• GIVEN EXERCISE
The material below should be written out in full and exactly; pictures stay out of the copy.

• SOURCE MATERIAL
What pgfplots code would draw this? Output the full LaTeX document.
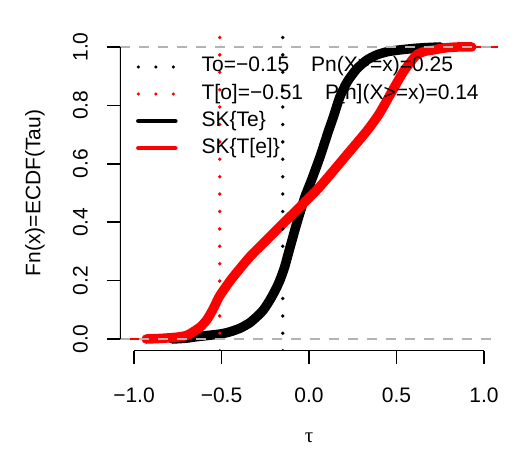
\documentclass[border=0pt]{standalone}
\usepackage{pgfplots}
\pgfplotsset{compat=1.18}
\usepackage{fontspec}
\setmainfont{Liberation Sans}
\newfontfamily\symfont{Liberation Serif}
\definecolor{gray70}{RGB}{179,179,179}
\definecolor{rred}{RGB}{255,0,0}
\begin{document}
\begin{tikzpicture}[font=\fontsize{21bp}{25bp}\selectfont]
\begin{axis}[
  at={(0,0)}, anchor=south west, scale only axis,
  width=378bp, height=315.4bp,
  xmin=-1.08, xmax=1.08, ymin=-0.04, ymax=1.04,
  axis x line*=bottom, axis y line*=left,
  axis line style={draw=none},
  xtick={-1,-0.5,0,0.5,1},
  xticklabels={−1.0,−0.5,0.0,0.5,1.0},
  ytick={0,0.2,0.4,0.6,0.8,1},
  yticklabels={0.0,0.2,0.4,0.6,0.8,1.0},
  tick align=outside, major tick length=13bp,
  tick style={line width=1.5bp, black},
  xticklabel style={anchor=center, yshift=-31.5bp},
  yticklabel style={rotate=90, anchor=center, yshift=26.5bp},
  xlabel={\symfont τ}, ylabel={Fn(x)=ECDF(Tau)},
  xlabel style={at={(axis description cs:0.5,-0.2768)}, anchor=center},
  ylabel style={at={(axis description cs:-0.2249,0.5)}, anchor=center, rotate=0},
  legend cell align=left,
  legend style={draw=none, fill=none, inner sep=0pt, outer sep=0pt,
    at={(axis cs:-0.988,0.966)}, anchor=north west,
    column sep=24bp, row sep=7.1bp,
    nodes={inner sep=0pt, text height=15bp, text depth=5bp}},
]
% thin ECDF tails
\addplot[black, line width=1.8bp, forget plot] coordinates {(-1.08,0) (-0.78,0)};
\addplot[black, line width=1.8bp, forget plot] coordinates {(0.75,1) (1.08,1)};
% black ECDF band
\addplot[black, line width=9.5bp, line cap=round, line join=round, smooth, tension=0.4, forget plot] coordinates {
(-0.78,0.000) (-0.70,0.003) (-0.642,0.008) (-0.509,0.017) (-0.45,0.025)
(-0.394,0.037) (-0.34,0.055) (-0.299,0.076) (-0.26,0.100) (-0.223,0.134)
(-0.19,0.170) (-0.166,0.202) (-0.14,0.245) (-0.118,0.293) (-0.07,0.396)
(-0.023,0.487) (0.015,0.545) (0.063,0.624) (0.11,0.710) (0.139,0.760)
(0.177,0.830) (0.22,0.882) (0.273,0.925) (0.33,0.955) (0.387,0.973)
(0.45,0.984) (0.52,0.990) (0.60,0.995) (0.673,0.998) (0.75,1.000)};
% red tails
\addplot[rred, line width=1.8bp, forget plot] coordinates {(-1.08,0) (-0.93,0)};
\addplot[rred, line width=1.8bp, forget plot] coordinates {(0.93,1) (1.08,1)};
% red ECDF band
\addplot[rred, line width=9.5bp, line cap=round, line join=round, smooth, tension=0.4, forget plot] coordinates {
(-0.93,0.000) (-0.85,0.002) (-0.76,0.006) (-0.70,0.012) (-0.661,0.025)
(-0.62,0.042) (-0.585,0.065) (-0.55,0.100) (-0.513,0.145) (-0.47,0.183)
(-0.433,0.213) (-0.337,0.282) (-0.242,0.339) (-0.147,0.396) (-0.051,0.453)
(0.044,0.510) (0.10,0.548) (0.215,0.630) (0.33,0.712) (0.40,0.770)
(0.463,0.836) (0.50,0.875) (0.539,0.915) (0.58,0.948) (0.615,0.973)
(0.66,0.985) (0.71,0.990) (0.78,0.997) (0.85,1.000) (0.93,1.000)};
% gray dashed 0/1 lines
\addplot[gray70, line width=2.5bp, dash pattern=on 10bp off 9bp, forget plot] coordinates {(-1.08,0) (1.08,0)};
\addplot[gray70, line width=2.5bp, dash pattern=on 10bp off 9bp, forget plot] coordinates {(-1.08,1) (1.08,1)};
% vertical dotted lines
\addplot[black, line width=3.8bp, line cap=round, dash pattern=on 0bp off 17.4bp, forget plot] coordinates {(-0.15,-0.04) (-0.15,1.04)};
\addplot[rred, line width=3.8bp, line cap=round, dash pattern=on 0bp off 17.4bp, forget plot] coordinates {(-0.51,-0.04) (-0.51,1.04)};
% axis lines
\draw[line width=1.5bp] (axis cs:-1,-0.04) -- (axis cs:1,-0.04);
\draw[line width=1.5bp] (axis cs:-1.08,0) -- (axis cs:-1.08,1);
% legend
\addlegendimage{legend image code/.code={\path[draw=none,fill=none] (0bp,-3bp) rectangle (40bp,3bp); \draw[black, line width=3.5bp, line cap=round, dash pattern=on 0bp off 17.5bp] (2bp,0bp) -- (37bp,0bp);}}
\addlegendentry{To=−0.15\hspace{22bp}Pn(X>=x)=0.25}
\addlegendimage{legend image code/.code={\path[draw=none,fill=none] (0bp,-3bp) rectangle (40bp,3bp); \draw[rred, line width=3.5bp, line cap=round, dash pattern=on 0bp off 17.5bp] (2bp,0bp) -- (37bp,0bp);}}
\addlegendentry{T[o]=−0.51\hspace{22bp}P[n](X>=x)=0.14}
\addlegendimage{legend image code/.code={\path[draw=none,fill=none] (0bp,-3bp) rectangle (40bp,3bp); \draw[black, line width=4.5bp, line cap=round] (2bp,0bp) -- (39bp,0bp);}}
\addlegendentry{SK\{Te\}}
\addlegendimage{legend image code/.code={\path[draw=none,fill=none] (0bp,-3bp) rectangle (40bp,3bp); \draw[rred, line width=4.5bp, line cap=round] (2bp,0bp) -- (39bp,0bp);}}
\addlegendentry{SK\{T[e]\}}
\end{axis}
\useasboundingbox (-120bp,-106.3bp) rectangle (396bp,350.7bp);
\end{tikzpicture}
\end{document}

• IN RESPONSE
What pgfplots code would draw this? Output the full LaTeX document.
\documentclass[border=0pt]{standalone}
\usepackage{pgfplots}
\pgfplotsset{compat=1.18}
\usepackage{fontspec}
\setmainfont{Liberation Sans}
\newfontfamily\symfont{Liberation Serif}
\definecolor{gray70}{RGB}{179,179,179}
\definecolor{rred}{RGB}{255,0,0}
\begin{document}
\begin{tikzpicture}[font=\fontsize{21bp}{25bp}\selectfont]
\begin{axis}[
  at={(0,0)}, anchor=south west, scale only axis,
  width=378bp, height=315.4bp,
  xmin=-1.08, xmax=1.08, ymin=-0.04, ymax=1.04,
  axis x line*=bottom, axis y line*=left,
  axis line style={draw=none},
  xtick={-1,-0.5,0,0.5,1},
  xticklabels={−1.0,−0.5,0.0,0.5,1.0},
  ytick={0,0.2,0.4,0.6,0.8,1},
  yticklabels={0.0,0.2,0.4,0.6,0.8,1.0},
  tick align=outside, major tick length=13bp,
  tick style={line width=1.5bp, black},
  xticklabel style={anchor=center, yshift=-31.5bp},
  yticklabel style={rotate=90, anchor=center, yshift=26.5bp},
  xlabel={\symfont τ}, ylabel={Fn(x)=ECDF(Tau)},
  xlabel style={at={(axis description cs:0.5,-0.2768)}, anchor=center},
  ylabel style={at={(axis description cs:-0.2249,0.5)}, anchor=center, rotate=0},
  legend cell align=left,
  legend style={draw=none, fill=none, inner sep=0pt, outer sep=0pt,
    at={(axis cs:-0.988,0.966)}, anchor=north west,
    column sep=24bp, row sep=7.1bp,
    nodes={inner sep=0pt, text height=15bp, text depth=5bp}},
]
% thin ECDF tails
\addplot[black, line width=1.8bp, forget plot] coordinates {(-1.08,0) (-0.78,0)};
\addplot[black, line width=1.8bp, forget plot] coordinates {(0.75,1) (1.08,1)};
% black ECDF band
\addplot[black, line width=9.5bp, line cap=round, line join=round, smooth, tension=0.4, forget plot] coordinates {
(-0.78,0.000) (-0.70,0.003) (-0.642,0.008) (-0.509,0.017) (-0.45,0.025)
(-0.394,0.037) (-0.34,0.055) (-0.299,0.076) (-0.26,0.100) (-0.223,0.134)
(-0.19,0.170) (-0.166,0.202) (-0.14,0.245) (-0.118,0.293) (-0.07,0.396)
(-0.023,0.487) (0.015,0.545) (0.063,0.624) (0.11,0.710) (0.139,0.760)
(0.177,0.830) (0.22,0.882) (0.273,0.925) (0.33,0.955) (0.387,0.973)
(0.45,0.984) (0.52,0.990) (0.60,0.995) (0.673,0.998) (0.75,1.000)};
% red tails
\addplot[rred, line width=1.8bp, forget plot] coordinates {(-1.08,0) (-0.93,0)};
\addplot[rred, line width=1.8bp, forget plot] coordinates {(0.93,1) (1.08,1)};
% red ECDF band
\addplot[rred, line width=9.5bp, line cap=round, line join=round, smooth, tension=0.4, forget plot] coordinates {
(-0.93,0.000) (-0.85,0.002) (-0.76,0.006) (-0.70,0.012) (-0.661,0.025)
(-0.62,0.042) (-0.585,0.065) (-0.55,0.100) (-0.513,0.145) (-0.47,0.183)
(-0.433,0.213) (-0.337,0.282) (-0.242,0.339) (-0.147,0.396) (-0.051,0.453)
(0.044,0.510) (0.10,0.548) (0.215,0.630) (0.33,0.712) (0.40,0.770)
(0.463,0.836) (0.50,0.875) (0.539,0.915) (0.58,0.948) (0.615,0.973)
(0.66,0.985) (0.71,0.990) (0.78,0.997) (0.85,1.000) (0.93,1.000)};
% gray dashed 0/1 lines
\addplot[gray70, line width=2.5bp, dash pattern=on 10bp off 9bp, forget plot] coordinates {(-1.08,0) (1.08,0)};
\addplot[gray70, line width=2.5bp, dash pattern=on 10bp off 9bp, forget plot] coordinates {(-1.08,1) (1.08,1)};
% vertical dotted lines
\addplot[black, line width=3.8bp, line cap=round, dash pattern=on 0bp off 17.4bp, forget plot] coordinates {(-0.15,-0.04) (-0.15,1.04)};
\addplot[rred, line width=3.8bp, line cap=round, dash pattern=on 0bp off 17.4bp, forget plot] coordinates {(-0.51,-0.04) (-0.51,1.04)};
% axis lines
\draw[line width=1.5bp] (axis cs:-1,-0.04) -- (axis cs:1,-0.04);
\draw[line width=1.5bp] (axis cs:-1.08,0) -- (axis cs:-1.08,1);
% legend
\addlegendimage{legend image code/.code={\path[draw=none,fill=none] (0bp,-3bp) rectangle (40bp,3bp); \draw[black, line width=3.5bp, line cap=round, dash pattern=on 0bp off 17.5bp] (2bp,0bp) -- (37bp,0bp);}}
\addlegendentry{To=−0.15\hspace{22bp}Pn(X>=x)=0.25}
\addlegendimage{legend image code/.code={\path[draw=none,fill=none] (0bp,-3bp) rectangle (40bp,3bp); \draw[rred, line width=3.5bp, line cap=round, dash pattern=on 0bp off 17.5bp] (2bp,0bp) -- (37bp,0bp);}}
\addlegendentry{T[o]=−0.51\hspace{22bp}P[n](X>=x)=0.14}
\addlegendimage{legend image code/.code={\path[draw=none,fill=none] (0bp,-3bp) rectangle (40bp,3bp); \draw[black, line width=4.5bp, line cap=round] (2bp,0bp) -- (39bp,0bp);}}
\addlegendentry{SK\{Te\}}
\addlegendimage{legend image code/.code={\path[draw=none,fill=none] (0bp,-3bp) rectangle (40bp,3bp); \draw[rred, line width=4.5bp, line cap=round] (2bp,0bp) -- (39bp,0bp);}}
\addlegendentry{SK\{T[e]\}}
\end{axis}
\useasboundingbox (-120bp,-106.3bp) rectangle (396bp,350.7bp);
\end{tikzpicture}
\end{document}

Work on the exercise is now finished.